Have you ever made your own wine from a wine kit? Have you ever fancied going several steps further and making your own Champagne? Well – you can’t! At least, you can’t do so unless you live in a specific region of eastern France to the south of the city of Rheims. You might be able to make sparkling wine elsewhere, but unless it is produced in the Champagne region it cannot be called Champagne.
And even if it was not illegal to make the stuff anywhere else, do you really know how to make it? When you know all the steps involved, you should not be surprised at just how expensive it is.
Three varieties of grape are used for making Champagne – Pinot Noir, Meunier and Chardonnay. They are grown in three distinct areas on the chalky soils of the region, which are noted for their hot summers and cold winters. Blends are made from the produce of several vineyards.
The secret of making Champagne is the “méthode champenoise”, which was supposedly invented in the 17th century by a Benedictine monk named Dom Perignon. At heart, the method involves two periods of fermentation, the second being inside the bottle. And that is where the fun starts!

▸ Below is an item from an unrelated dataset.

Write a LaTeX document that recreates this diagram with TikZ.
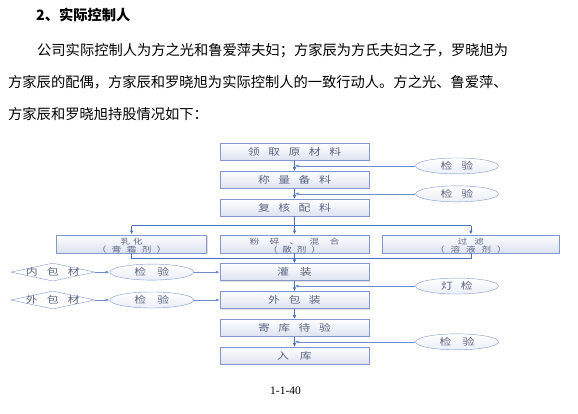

The secondary fermentation requires the bottles to be corked and placed on sloping racks, where they are turned and shaken slightly every day. This is known as rémuage. The process originally meant that workers had to do this manually as they walked along the rows of possibly thousands of bottles, and this had to be done for anything between six months and several years. However, modern production allows for remuage to be done mechanically under computer control – the quality of the wine under this speeded-up process does not appear to have been unduly affected.
When rémuage is complete, the bottles are stood upright and upside-down so that any deposit collects on the corks. They are then placed in frozen brine so that the deposit forms a solid plug that is then removed with the corks.
This has to be done so that cane-sugar syrup can be added before the bottles are re-corked. The amount of syrup determines the sweetness or otherwise of the wine. Add little or no syrup and you have “brut” or extra dry Champagne. The other common varieties are “sec” (dry) and “demi-sec” which is actually quite sweet.
When the bottles return to their original temperature they are allowed to stand and achieve their final “fizz”
So – do you still want to make your own? Or will you stick to the wine kit and bite the financial bullet when you want proper Champers?